BCVSF Note: The required ethics forms have been submitted for this project.

I became interested in water safety when I was at school. No one drinks from the water fountain upstairs because it tastes metallic, and there is a green stain around the drain. I did some research on water safety and then emailed the CRD water station, who invited me for a tour. I learned about water safety guidelines, and they connected me to the lab that they use, who offered to test the water at my school. When the results came back we found that the water from that fountain had high copper levels; this explained the weird stain and the taste. The levels were high enough to cause a bad taste but not high enough to be dangerous. I wondered how good people are at being able to predict if water is safe before consuming it, and can we use water filters to make it safe?

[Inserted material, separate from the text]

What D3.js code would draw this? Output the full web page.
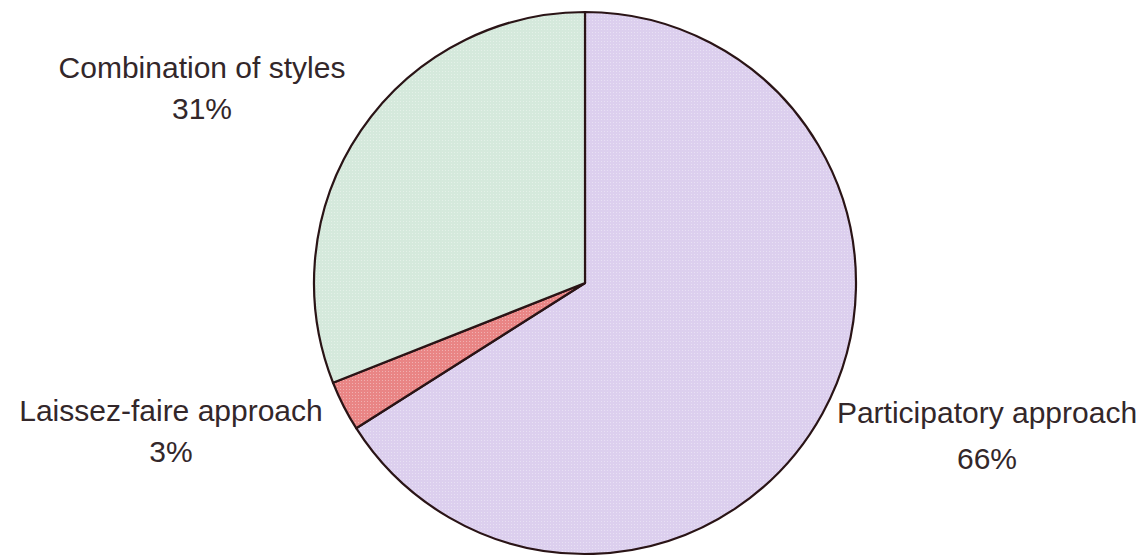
<!DOCTYPE html>
<html>
<head>
<meta charset="utf-8">
<script src="https://cdn.jsdelivr.net/npm/d3@7"></script>
<style>
  html, body { margin: 0; padding: 0; background: #ffffff; }
  svg { display: block; }
  .lbl { font-family: "Liberation Sans", Arial, sans-serif; font-size: 30px; fill: #33272a; }
</style>
</head>
<body>
<svg id="chart" width="1148" height="556"></svg>
<script>
// Leadership style shares (percent)
const categories = ["Participatory approach", "Laissez-faire approach", "Combination of styles"];
const values = [66, 3, 31];
const percentLabels = ["66%", "3%", "31%"];
const colors = ["#dccfee", "#e98585", "#d5e9dc"];

const width = 1148, height = 556;
const cx = 585, cy = 283, radius = 271;

const svg = d3.select("#chart");

// Fine dotted texture over each slice colour
const defs = svg.append("defs");
colors.forEach((c, i) => {
  const p = defs.append("pattern")
    .attr("id", "tex" + i)
    .attr("width", 3).attr("height", 3)
    .attr("patternUnits", "userSpaceOnUse");
  p.append("rect").attr("width", 3).attr("height", 3).attr("fill", c);
  p.append("rect").attr("x", 1).attr("y", 1).attr("width", 1).attr("height", 1)
    .attr("fill", "#ffffff").attr("opacity", 0.35);
});

const pie = d3.pie().sort(null).value(d => d.value);
const arcs = pie(categories.map((k, i) => ({ key: k, value: values[i], idx: i })));
const arc = d3.arc().innerRadius(0).outerRadius(radius);

const g = svg.append("g").attr("transform", `translate(${cx},${cy})`);
g.selectAll("path")
  .data(arcs)
  .join("path")
  .attr("d", arc)
  .attr("fill", d => `url(#tex${d.data.idx})`)
  .attr("stroke", "#2a1416")
  .attr("stroke-width", 2.2)
  .attr("stroke-linejoin", "round");

// Label anchors: name line baseline, then percent line baseline
const labelPos = [
  { x: 987, y: 423, y2: 469 },
  { x: 171, y: 421, y2: 462 },
  { x: 202, y: 78, y2: 119 }
];

const lg = svg.append("g");
arcs.forEach((d, i) => {
  const pos = labelPos[i];
  lg.append("text").attr("class", "lbl")
    .attr("x", pos.x).attr("y", pos.y)
    .attr("text-anchor", "middle")
    .text(d.data.key);
  lg.append("text").attr("class", "lbl")
    .attr("x", pos.x).attr("y", pos.y2)
    .attr("text-anchor", "middle")
    .text(percentLabels[i]);
});
</script>
</body>
</html>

My hypothesis was that we can’t trust our senses or our filters to detect safe water. My project tested this idea by preparing various samples of both safe and contaminated water, and having participants check to see if they could correctly guess which water was safe, using only their senses of sight and smell. I also wanted to see if most common filters removed these contaminants enough to make them safe. I used ‘JNW Direct’ Drinking water strips to test each sample to confirm that the samples actually had contamination. I wrote the contaminant name and amount on the jar, then covered it up with tape so that my test subjects didn’t know what was in each jar and neither did I.

Once I finished, I ran the samples through a commercial under-counter filter and a Brita filter; the Brita filter did not work as well as the under counter filter, but neither really worked to fully purify the water. I noticed that when water obviously looked cloudy or colored, or had a strong smell, people assumed it was unsafe. My results show that 70% of people guessed correctly on the unsafe samples. And 50% of people guessed the safe samples correctly. This shows that water can taste, smell and/or look bad but not actually be bad. I also learned that water might not smell, taste and/or look bad but actually be very harmful.

People get their water from different sources,including large reservoirs, wells, and even streams. Whatever the water supply, it should be reliably tested and treated. As we noticed with the upstairs water fountain, we cannot trust our senses to protect us from contaminated water.